Yo no soy especial. Me desplazo por el mundo como un reptil, y lo detesto. Agazapada en mi instransigencia, en la férrea convicción de mi insuficiencia, en el perpetuo disgusto de mis facciones austeras. Tantas cosas por decir, que en la punta de la lengua se amontonan las palabras y soy incapaz de pronunciarlas. Ya no pienso, no. Yo solo siento, y lo que siento es mi alma astillada hiriéndome por dentro.

Yo no soy especial. Un poquito dramática, sí, pero solo eso. Es que hay días en los que quiero ser únicamente pedazos para que alguien venga a armarme; que en manos ajenas mi dolencia se desvanezca, que en un abrazo mi desdicha se evapore. Mi soledad se interpone. Por eso sufro, sí. En el fondo no soy más que una niña impresionable. Yo no sé nada, nada importante.

Yo no soy especial. No soy de magnas sapiencias ni de prácticas habilidades. No soy de anécdotas increíbles ni de vivencias peculiares. No soy de apariencia sublime sino de irrisoria imagen. Confieso que alguna vez me creí así: particular, digo. Mas mi padre siempre dijo que «en el país de los ciegos, el tuerto es rey». Ahora entiendo, ahora que soy solo pétalos marchitos.

Yo no soy especial. Soy igual que todos los dementes que esperan que el amor sea la cura. Ojalá nunca sepas que en el instante que cruzaste la puerta del salón, yo sentí la punta de la flecha abriéndose paso en mitad de mi osamenta. No erigiste una herida, no; construiste un camino. ¡Pírica sensación! ¡Qué fascinación despertaste! Tu piel pálida irradiaba luz, como la cara más bonita de la luna (aquella que es más tersa, más impoluta). En el silencio enunciaste mi nombre aun sin conocerlo. Algo nos une, y nunca me atravería a decírtelo. No tengo respuestas lógicas sino certezas inexplicables: lo sé porque lo siento. Lo siento en este corazón de fuego. Lo siento en estos huesos donde mi angustia descansa. Lo siento en estos ojos que han llorado océanos. Lo siento en esta boca que, en lugar de buscar príncipes, recita poemas. Lo siento en estas manos ásperas que siempre están hambrientas. Lo siento en este pecho que más que pecho es una jaula sin puerta. Lo siento en este estómago vacío que rechaza todo lo que pongo dentro. Lo siento en esta cabeza que cada tanto se aventura en el óxido de la memoria. Lo siento en todo lo que soy, aunque sea poco.

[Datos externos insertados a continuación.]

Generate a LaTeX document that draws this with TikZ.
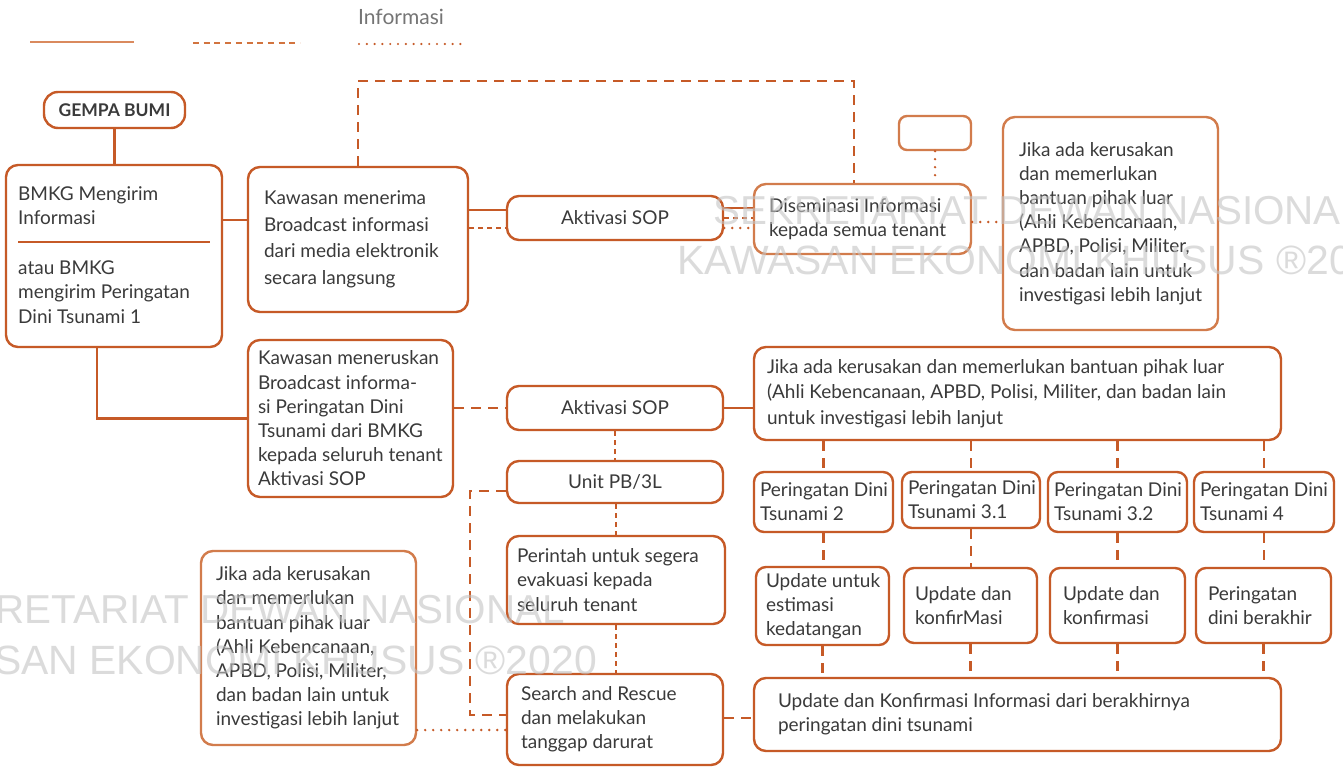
\documentclass[tikz,border=0pt]{standalone}
\usepackage{fontspec}
\setmainfont{Lato}
\newfontfamily\wmfont{Liberation Sans}
\usetikzlibrary{calc}
\definecolor{org}{HTML}{C65A27}
\definecolor{orgl}{HTML}{D27C4C}
\definecolor{txt}{HTML}{3A3A3A}
\definecolor{wm}{HTML}{C4C4C4}
\definecolor{leg1}{HTML}{DA8A5E}
\definecolor{leg2}{HTML}{D2743F}
\tikzset{
  box/.style={draw=org, line width=2.4pt, rounded corners=12pt, fill=white, text=txt,
    font=\fontsize{19}{24.2}\selectfont, inner sep=0pt},
  lbox/.style={box, draw=orgl},
  tx/.style={align=left, text=txt, inner sep=0pt, anchor=west, font=\fontsize{19}{24.2}\selectfont},
  solidc/.style={draw=org, line width=2.5pt},
  dashc/.style={draw=org, line width=2.5pt, dash pattern=on 10pt off 7pt},
  thindash/.style={draw=org, line width=1.3pt, dash pattern=on 5pt off 4pt},
  dotc/.style={draw=org, line width=2.6pt, line cap=round, dash pattern=on 0pt off 8pt},
  wmtext/.style={text=wm, opacity=0.6, inner sep=0pt, font=\wmfont\fontsize{40}{40}\selectfont},
}
\begin{document}
\begin{tikzpicture}[x=1pt,y=-1pt]
\useasboundingbox (0,0) rectangle (1343,767);
\clip (0,0) rectangle (1343,767);
\fill[white] (0,0) rectangle (1343,767);

% legend
\node[text=txt!70, font=\fontsize{21}{24}\selectfont, inner sep=0pt, anchor=west] (legtxt) at (358,17) {Informasi};
\coordinate (l1a) at (30,42); \coordinate (l1b) at (134,42);
\coordinate (l2a) at (193,43); \coordinate (l2b) at (300,43);
\coordinate (l3a) at (359,44); \coordinate (l3b) at (468,44);
\draw[draw=leg1, line width=2pt] (l1a) -- (l1b);
\draw[draw=leg2, line width=2pt, dash pattern=on 6pt off 4.7pt] (l2a) -- (l2b);
\draw[draw=org, line width=2.4pt, line cap=round, dash pattern=on 0pt off 7.8pt] (l3a) -- (l3b);

% boxes
\node[box, font=\bfseries\fontsize{17.5}{20}\selectfont, minimum width=141pt, minimum height=36pt, rounded corners=14pt] (gempa) at (114.5,110) {GEMPA BUMI};
\node[box, minimum width=216pt, minimum height=182pt] (bmkg) at (114,256) {};
\node[tx] (bmkgt1) at (18,206) {BMKG Mengirim\\Informasi};
\node[tx] (bmkgt2) at (18,292) {atau BMKG\\mengirim Peringatan\\Dini Tsunami 1};
\coordinate (sepa) at (18,242); \coordinate (sepb) at (210,242);
\draw[draw=org, line width=1.2pt] (sepa) -- (sepb);

\node[box, minimum width=220pt, minimum height=145pt] (k1) at (358,239.5) {};
\node[tx, font=\fontsize{19}{26.6}\selectfont] (k1t) at ([xshift=17pt]k1.west) {Kawasan menerima\\Broadcast informasi\\dari media elektronik\\secara langsung};
\node[box, minimum width=216pt, minimum height=44pt] (akt1) at (615,218) {Aktivasi SOP};
\node[lbox, minimum width=217pt, minimum height=70pt] (dis) at (862.5,219) {};
\node[tx] (dist) at ([xshift=16pt]dis.west) {Diseminasi Informasi\\kepada semua tenant};
\node[lbox, rounded corners=8pt, minimum width=72pt, minimum height=34pt] (small) at (935,133) {};
\node[lbox, minimum width=215pt, minimum height=213pt] (jr) at (1110.5,223.5) {};
\node[tx] (jrt) at ([xshift=17pt]jr.west) {Jika ada kerusakan\\dan memerlukan\\bantuan pihak luar\\(Ahli Kebencanaan,\\APBD, Polisi, Militer,\\dan badan lain untuk\\investigasi lebih lanjut};

\node[box, minimum width=205pt, minimum height=157pt] (km) at (350.5,418.5) {};
\node[tx] (kmt) at ([xshift=11pt]km.west) {Kawasan meneruskan\\Broadcast informa-\\si Peringatan Dini\\Tsunami dari BMKG\\kepada seluruh tenant\\Aktivasi SOP};
\node[box, minimum width=216pt, minimum height=44pt] (akt2) at (615,408) {Aktivasi SOP};
\node[box, minimum width=527pt, minimum height=93pt] (jw) at (1017.5,393.5) {};
\node[tx, font=\fontsize{19}{25.5}\selectfont] (jwt) at ([xshift=14pt]jw.west) {Jika ada kerusakan dan memerlukan bantuan pihak luar\\(Ahli Kebencanaan, APBD, Polisi, Militer, dan badan lain\\untuk investigasi lebih lanjut};

\node[box, rounded corners=10pt, minimum width=139pt, minimum height=60pt] (pd2) at (823.5,502) {};
\node[tx] (pd2t) at ([xshift=7pt]pd2.west) {Peringatan Dini\\Tsunami 2};
\node[box, rounded corners=10pt, minimum width=138pt, minimum height=56pt] (pd31) at (971,500) {};
\node[tx] (pd31t) at ([xshift=7pt]pd31.west) {Peringatan Dini\\Tsunami 3.1};
\node[box, rounded corners=10pt, minimum width=139pt, minimum height=60pt] (pd32) at (1117.5,502) {};
\node[tx] (pd32t) at ([xshift=7pt]pd32.west) {Peringatan Dini\\Tsunami 3.2};
\node[box, rounded corners=10pt, minimum width=140pt, minimum height=60pt] (pd4) at (1264,502) {};
\node[tx] (pd4t) at ([xshift=7pt]pd4.west) {Peringatan Dini\\Tsunami 4};

\node[box, rounded corners=10pt, minimum width=133pt, minimum height=78pt] (u1) at (822.5,606) {};
\node[tx] (u1t) at ([xshift=11pt]u1.west) {Update untuk\\estimasi\\kedatangan};
\node[box, rounded corners=10pt, minimum width=133pt, minimum height=75pt] (u2) at (970.5,605.5) {};
\node[tx] (u2t) at ([xshift=12pt]u2.west) {Update dan\\konfirMasi};
\node[box, rounded corners=10pt, minimum width=135pt, minimum height=75pt] (u3) at (1117.5,605.5) {};
\node[tx] (u3t) at ([xshift=14pt]u3.west) {Update dan\\konfirmasi};
\node[box, rounded corners=10pt, minimum width=135pt, minimum height=75pt] (u4) at (1263.5,605.5) {};
\node[tx] (u4t) at ([xshift=13pt]u4.west) {Peringatan\\dini berakhir};

\node[box, minimum width=527pt, minimum height=73pt] (fin) at (1017.5,714.5) {};
\node[tx] (fint) at ([xshift=25pt]fin.west) {Update dan Konfirmasi Informasi dari berakhirnya\\peringatan dini tsunami};

\node[box, minimum width=216pt, minimum height=42pt] (unit) at (615,482) {Unit PB/3L};
\node[box, minimum width=218pt, minimum height=88pt] (per) at (616,580) {};
\node[tx] (pert) at ([xshift=11pt]per.west) {Perintah untuk segera\\evakuasi kepada\\seluruh tenant};
\node[box, minimum width=216pt, minimum height=91pt] (sar) at (615,719.5) {};
\node[tx] (sart) at ([xshift=15pt]sar.west) {Search and Rescue\\dan melakukan\\tanggap darurat};
\node[lbox, minimum width=215pt, minimum height=194pt] (jbl) at (308.5,648) {};
\node[tx] (jblt) at ([xshift=16pt]jbl.west) {Jika ada kerusakan\\dan memerlukan\\bantuan pihak luar\\(Ahli Kebencanaan,\\APBD, Polisi, Militer,\\dan badan lain untuk\\investigasi lebih lanjut};

% connectors
\draw[solidc] (gempa.south) -- (gempa.south |- bmkg.north);
\draw[solidc] (bmkg.east |- 0,220) -- (k1.west |- 0,220);
\draw[dashc] (k1.north) |- (854,81) -- (dis.north -| 854,0);
\draw[solidc] (k1.east |- 0,210) -- (akt1.west |- 0,210);
\draw[thindash] (k1.east |- 0,228) -- (akt1.west |- 0,228);
\draw[solidc] (akt1.east |- 0,208) -- (dis.west |- 0,208);
\draw[thindash] (akt1.east |- 0,218) -- (dis.west |- 0,218);
\draw[dotc] (akt1.east |- 0,228) -- (dis.west |- 0,228);
\draw[dotc] (small.south) -- (small.south |- dis.north);
\draw[dotc] (dis.east |- 0,222) -- (jr.west |- 0,222);

\draw[solidc] (bmkg.south -| 97,0) |- (km.west);
\draw[dashc] (km.east |- akt2.west) -- (akt2.west);
\draw[solidc] (akt2.east) -- (akt2.east -| jw.west);
\foreach \p/\u in {pd2/u1, pd31/u2, pd32/u3, pd4/u4}{
  \draw[dashc] (\p.north |- jw.south) -- (\p.north);
  \draw[dashc] (\p.south) -- (\p.south |- \u.north);
  \draw[dashc] (\u.south) -- (\u.south |- fin.north);
}
\draw[dashc] (sar.east |- 0,718) -- (fin.west |- 0,718);
\draw[thindash] (akt2.south) -- (unit.north);
\draw[thindash] (unit.south -| 616,0) -- (per.north -| 616,0);
\draw[thindash] (per.south) -- (per.south |- sar.north);
\draw[dashc] (unit.west |- 0,491) -| (470,715) -- (sar.west |- 0,715);
\draw[dotc] (jbl.east |- 0,730) -- (sar.west |- 0,730);

% watermark
\node[wmtext, anchor=west] (wm1a) at (713,211) {\resizebox{650pt}{!}{SEKRETARIAT DEWAN NASIONAL}};
\node[wmtext, anchor=west] (wm1b) at (677,260) {\resizebox{720pt}{!}{KAWASAN EKONOMI KHUSUS ®2020}};
\node[wmtext, anchor=east] (wm2a) at (565,610) {\resizebox{650pt}{!}{SEKRETARIAT DEWAN NASIONAL}};
\node[wmtext, anchor=east] (wm2b) at (597,660) {\resizebox{720pt}{!}{KAWASAN EKONOMI KHUSUS ®2020}};
\end{tikzpicture}
\end{document}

Yo no soy especial. Camino entre jardines de alquitrán, anunciando mi mesura. Cierta reticencia me prohibe acortar distancias. Siento vergüenza de mis límites, y cada tanto enciendo un cigarrillo como para nunca olvidarme de mis orígenes: vengo de una tierra despiadada que se extendía ante mí como un manto frío, donde en el firmamento los astros danzaban. Brillaba el lucero sobre la playa y yo lo envidiaba tanto… su resplandor cálido, su fulgor eterno, su belleza inalcanzable; que ardiese por las razones correctas.

Yo no soy especial. Escoce mi pasado, ese que está tan lejano en el tiempo y en el espacio. Duele mi presente vil, ese que padezco porque soy de las que cree en que quien busca el dolor siempre lo encuentra. Arde mi futuro incierto, ese al que con debilidad me aferro. Desamparada, así me siento. Alguna vez arañé la superficie de la perfección, pero no me alcanzó mi voluntad escueta para sostenerla. La extraño. La extraño tanto… extraño estar enferma. Te juro que usualmente no pienso en eso, no con tanto fervor. No obstante, hay noches donde las cosas brillan como lo hacían en aquel septiembre y recuerdo el consuelo que alguna vez me obsequió la destrucción. Me dejo seducir por la muerte, como para sentir que algo me desea como soy.

Yo no soy especial, pero quiero serlo. En cada estrella fugaz pido el mismo deseo.